After dinner, she sat by my mother, who gave her a can of baked beans as a joke. Akiko had complained that every Saturday she had to eat Boston baked beans, which she hated. She vowed to take the can home to her mother.

At a Catholic education conference, a Niagara University student and I talked. Through him we met a group of Ethiopian men studying for the priesthood. What fun Ulma, Abraha, Seyum and Adetto had decorating Christmas cookies – and my kitchen floor. Their shrieks of laughter as they tried to frost one another warmed my heart.

Usually our daughters liked having these older “brothers” visit, but they grew upset when the boys hung all the ornaments in the front of the Christmas tree as they helped us. “Mommy!” our older daughter whispered, “they are ruining our tree!” I assured her we could rearrange ornaments after they left. The best part of that day was when our guests sang Christmas carols. “This one is in Aramaic, the language of Jesus,” Adetto said. As soon as they began, I recognized the tune. “I have that song,” I told them. They refused to believe me until I played my recording of the Little Dublin Singers presenting that carol in Gaelic. The men were amazed that others in the world knew their song.

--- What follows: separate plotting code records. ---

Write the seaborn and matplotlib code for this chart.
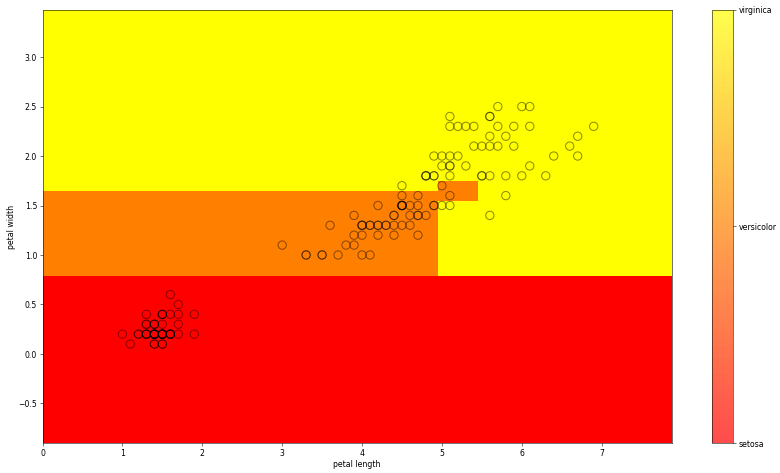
import numpy as np
import matplotlib
matplotlib.use("Agg")
import matplotlib.pyplot as plt
import seaborn as sns
import pandas as pd
from matplotlib.colors import Normalize
from matplotlib.cm import ScalarMappable

class_names = ["setosa", "versicolor", "virginica"]

petal_length = [
    1.4, 1.4, 1.3, 1.5, 1.4, 1.7, 1.4, 1.5, 1.4, 1.5, 1.5, 1.6, 1.4, 1.1, 1.2, 1.5, 1.3, 1.4, 1.7, 1.5,
    1.7, 1.5, 1.0, 1.7, 1.9, 1.6, 1.6, 1.5, 1.4, 1.6, 1.6, 1.5, 1.5, 1.4, 1.5, 1.2, 1.3, 1.4, 1.3, 1.5,
    1.3, 1.3, 1.3, 1.6, 1.9, 1.4, 1.6, 1.4, 1.5, 1.4,
    4.7, 4.5, 4.9, 4.0, 4.6, 4.5, 4.7, 3.3, 4.6, 3.9, 3.5, 4.2, 4.0, 4.7, 3.6, 4.4, 4.5, 4.1, 4.5, 3.9,
    4.8, 4.0, 4.9, 4.7, 4.3, 4.4, 4.8, 5.0, 4.5, 3.5, 3.8, 3.7, 3.9, 5.1, 4.5, 4.5, 4.7, 4.4, 4.1, 4.0,
    4.4, 4.6, 4.0, 3.3, 4.2, 4.2, 4.2, 4.3, 3.0, 4.1,
    6.0, 5.1, 5.9, 5.6, 5.8, 6.6, 4.5, 6.3, 5.8, 6.1, 5.1, 5.3, 5.5, 5.0, 5.1, 5.3, 5.5, 6.7, 6.9, 5.0,
    5.7, 4.9, 6.7, 4.9, 5.7, 6.0, 4.8, 4.9, 5.6, 5.8, 6.1, 6.4, 5.6, 5.1, 5.6, 6.1, 5.6, 5.5, 4.8, 5.4,
    5.6, 5.1, 5.1, 5.9, 5.7, 5.2, 5.0, 5.2, 5.4, 5.1,
]
petal_width = [
    0.2, 0.2, 0.2, 0.2, 0.2, 0.4, 0.3, 0.2, 0.2, 0.1, 0.2, 0.2, 0.1, 0.1, 0.2, 0.4, 0.4, 0.3, 0.3, 0.3,
    0.2, 0.4, 0.2, 0.5, 0.2, 0.2, 0.4, 0.2, 0.2, 0.2, 0.2, 0.4, 0.1, 0.2, 0.2, 0.2, 0.2, 0.1, 0.2, 0.2,
    0.3, 0.3, 0.2, 0.6, 0.4, 0.3, 0.2, 0.2, 0.2, 0.2,
    1.4, 1.5, 1.5, 1.3, 1.5, 1.3, 1.6, 1.0, 1.3, 1.4, 1.0, 1.5, 1.0, 1.4, 1.3, 1.4, 1.5, 1.0, 1.5, 1.1,
    1.8, 1.3, 1.5, 1.2, 1.3, 1.4, 1.4, 1.7, 1.5, 1.0, 1.1, 1.0, 1.2, 1.6, 1.5, 1.6, 1.5, 1.3, 1.3, 1.3,
    1.2, 1.4, 1.2, 1.0, 1.3, 1.2, 1.3, 1.3, 1.1, 1.3,
    2.5, 1.9, 2.1, 1.8, 2.2, 2.1, 1.7, 1.8, 1.8, 2.5, 2.0, 1.9, 2.1, 2.0, 2.4, 2.3, 1.8, 2.2, 2.3, 1.5,
    2.3, 2.0, 2.0, 1.8, 2.1, 1.8, 1.8, 1.8, 2.1, 1.6, 1.9, 2.0, 2.2, 1.5, 1.4, 2.3, 2.4, 1.8, 1.8, 2.1,
    2.4, 2.3, 1.9, 2.3, 2.5, 2.3, 1.9, 2.0, 2.3, 1.8,
]
species = ["setosa"] * 50 + ["versicolor"] * 50 + ["virginica"] * 50

# decision-tree split thresholds read from the region boundaries
width_split_root = 0.8
width_split_upper = 1.75
length_split_a = 4.95
width_split_a = 1.65
width_split_b = 1.55
length_split_b = 5.45
grid_step = 0.02


def predict(L, W):
    out = np.full(L.shape, 2.0)
    out[W <= width_split_root] = 0
    mid = (W > width_split_root) & (W <= width_split_upper)
    out[mid & (L <= length_split_a) & (W <= width_split_a)] = 1
    out[mid & (L > length_split_a) & (W > width_split_b) & (L <= length_split_b)] = 1
    return out


df = pd.DataFrame({"petal length": petal_length, "petal width": petal_width, "species": species})

L = np.array(petal_length)
W = np.array(petal_width)
xs = np.arange(L.min() - 1, L.max() + 1, grid_step)
ys = np.arange(W.min() - 1, W.max() + 1, grid_step)
xx, yy = np.meshgrid(xs, ys)
Z = predict(xx, yy)

plt.rcParams["font.size"] = 11.5
plt.rcParams["xtick.major.size"] = 4.5
plt.rcParams["ytick.major.size"] = 4.5

DPI = 48.75
fig = plt.figure(figsize=(16, 9.71), dpi=DPI)
ax = fig.add_axes([0.0545, 0.0634, 0.807, 0.9156])
cax = fig.add_axes([0.9128, 0.0634, 0.0269, 0.9156])

norm = Normalize(0, 2)
ax.pcolormesh(xx, yy, Z, cmap="autumn", norm=norm, shading="nearest")

sns.scatterplot(data=df, x="petal length", y="petal width", s=150, ax=ax,
                legend=False, color="k")
coll = ax.collections[-1]
coll.set_facecolor("none")
coll.set_edgecolor((0, 0, 0, 0.45))
coll.set_linewidth(1.5)

ax.set_xlim(xs.min(), xs.max())
ax.set_ylim(ys.min(), ys.max())
ax.set_xlabel("petal length", labelpad=4)
ax.set_ylabel("petal width", labelpad=4)

cb = fig.colorbar(ScalarMappable(norm=norm, cmap="autumn"), cax=cax, alpha=0.7, ticks=[0, 1, 2])
cb.set_ticklabels(class_names)

fig.savefig("out.png", dpi=DPI)
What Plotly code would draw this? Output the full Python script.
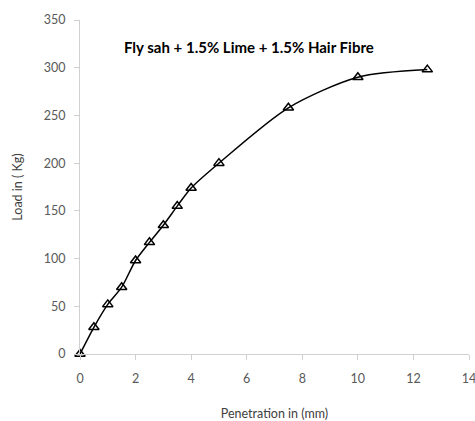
import plotly.graph_objects as go

penetration = [0, 0.5, 1, 1.5, 2, 2.5, 3, 3.5, 4, 5, 7.5, 10, 12.5]
load = [0, 28, 52, 70, 98, 117, 135, 155, 174, 200, 258, 290, 298]

x_ticks = [0, 2, 4, 6, 8, 10, 12, 14]
y_ticks = [0, 50, 100, 150, 200, 250, 300, 350]

fig = go.Figure()
fig.add_trace(go.Scatter(
    x=penetration, y=load, mode="lines+markers",
    line=dict(color="black", width=1.5, shape="spline", smoothing=0.8),
    marker=dict(symbol="triangle-up-open", size=9, color="black", line=dict(width=1.5, color="black")),
    showlegend=False, cliponaxis=False,
))

font_family = "Lato, 'Open Sans', sans-serif"
fig.update_layout(
    width=475, height=421,
    margin=dict(l=80, r=6, t=20, b=67),
    paper_bgcolor="white", plot_bgcolor="white",
    font=dict(family=font_family, size=12, color="#595959"),
    xaxis=dict(
        range=[0, 14], tickvals=x_ticks, showgrid=False, zeroline=False,
        showline=True, linecolor="#d0d0d0", linewidth=1, automargin=False,
        ticks="outside", ticklen=5, tickcolor="#d0d0d0", ticklabelstandoff=8,
        ticklabeloverflow="allow",
        title=dict(text="Penetration in (mm)", font=dict(size=12.5, color="#404040"), standoff=24),
        tickfont=dict(size=12.5, color="#595959"),
    ),
    yaxis=dict(
        range=[0, 350], tickvals=y_ticks, showgrid=False, zeroline=False,
        showline=True, linecolor="#d0d0d0", linewidth=1, automargin=False,
        ticks="outside", ticklen=5, tickcolor="#d0d0d0", ticklabelstandoff=6,
        title=dict(text="Load in ( Kg)", font=dict(size=12.5, color="#404040"), standoff=18),
        tickfont=dict(size=12.5, color="#595959"),
    ),
    annotations=[dict(
        x=0.434, y=0.92, xref="paper", yref="paper", xanchor="center", yanchor="middle",
        text="<b>Fly sah + 1.5% Lime + 1.5% Hair Fibre</b>", showarrow=False,
        font=dict(size=15, color="black", family=font_family),
    )],
)

fig.write_html("out.html", config={"displayModeBar": False},
               post_script="document.body.style.margin='0';document.body.style.overflow='hidden';")
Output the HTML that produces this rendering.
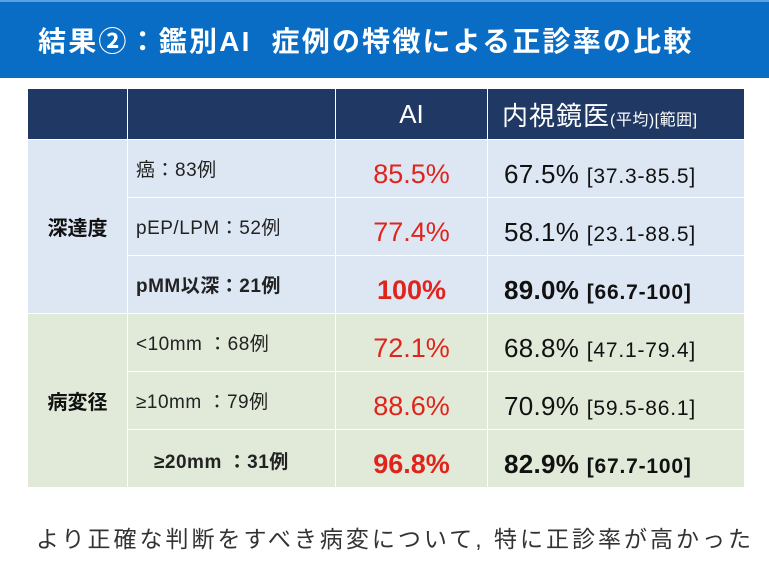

After we sponsored a Vietnamese family in 1979, we had them at our house for Christmas dinners. Our children were about the same age and enjoyed playing together. We adults liked talking about the progress the family was making. The gorgeous lantern they gave us is still a treasured possession. Unfortunately they had to move to a warmer climate because the mother became sick every winter and couldn’t adjust to our weather. We still exchange greeting cards and periodic phone calls.

The gap left by our Vietnamese friends was filled when we had guests from Thailand, Taiwan and Madagascar, all UB international students. They each brought a dish to share. We discovered similarities in the cultures as dishes contained familiar ingredients, like coconut milk. The other students moved on, but our “African daughter,” Mireille, spent many Christmases with us. One year she gave us a beautiful embroidered tablecloth with matching napkins. Madagascar is known for its embroidery.

Each Christmas my husband and I spent together and shared with others was special. But the ones we celebrated with those from another land illustrated to us how much alike we humans are and what joy we experience when we share love.